An example of this is a simple Mach-Zender interferometer (MZI) set up utilised in a wound coil type fiber hydrophone, such as the LWWAA (Light Weight Wide Aperture Array) system sold by Northrup Grumman (2980 Fairview Park Drive, Falls Church, Va. 22042, USA), which employs two wound fiber coils, one acting as a reference mandrel and one as a sensing mandrel. This balances the interferometer and determines the change in wavelength on exposure to an acoustic field. In this case, the interferometer is used as the sensor rather than the readout device. The sensing mandrel is in the sensing zone, that is the region where the acoustic field is incident on the fiber laser array and is sensed. One issue with using the MZI to read such changes directly is that a large path imbalance is required between the arms of the interferometer, which may lead to issues of size constraints in use.
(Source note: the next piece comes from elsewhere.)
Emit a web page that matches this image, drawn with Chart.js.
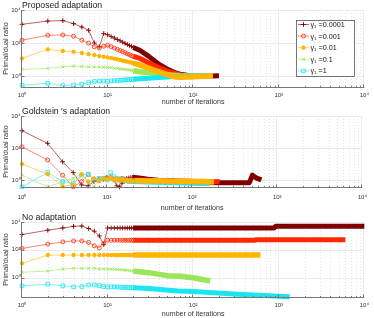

An alternative Mach-Zender system is described in Hill et al., SPIE vol. 3860, pp 55 to 66, 1999, where the interferometer is used to read out the changes in the fiber laser array. The pressure acting on the fiber causes a wavelength change that is proportional to the fractional apparent length change of the laser cavity, which is typically 40-60 mm long length of fiber with gratings at either end. The wavelength shift is converted to a measurable phase shift in a Mach-Zender interferometer with a large path imbalance between the two arms, such that the large path imbalance is in the read-out zone and not the sensing zone. Whilst this offers some advantages over placing the wound coil directly in the sensing zone, introducing such a large path imbalance can lead to issues with signal noise.
A further alternative is to use a Michelson interferometer as the sensor for the hydrophone array, rather than a Mach-Zender interferometer. Such a sensor in conjunction with a DFB laser array is described in Foster et al., SPIE vol. 5855, pp 627-630, 2005. In this case an array of pumped DFB lasers sends a signal to a Michelson interferometer where a splitter/combiner sends signals received from the laser array down one arm containing a delay loop and one arm containing an acoustic-optic modulator (AOM) to generate a phase modulation for a carrier signal. Both arms result in a single output signal that is then sent to a DWDM (dense wavelength division multiplexer) and undergoes demodulation processing to recover the change in wavelength of the fiber lasers due to the incident acoustic field. Faraday mirrors are employed at the end of each interferometer arm, which cause the reflected beams to reverse any polarisation effects on their return to the splitter/combiner used to send the input beams down each arm of the interferometer. This gives optimal signal mixing in the processing stage.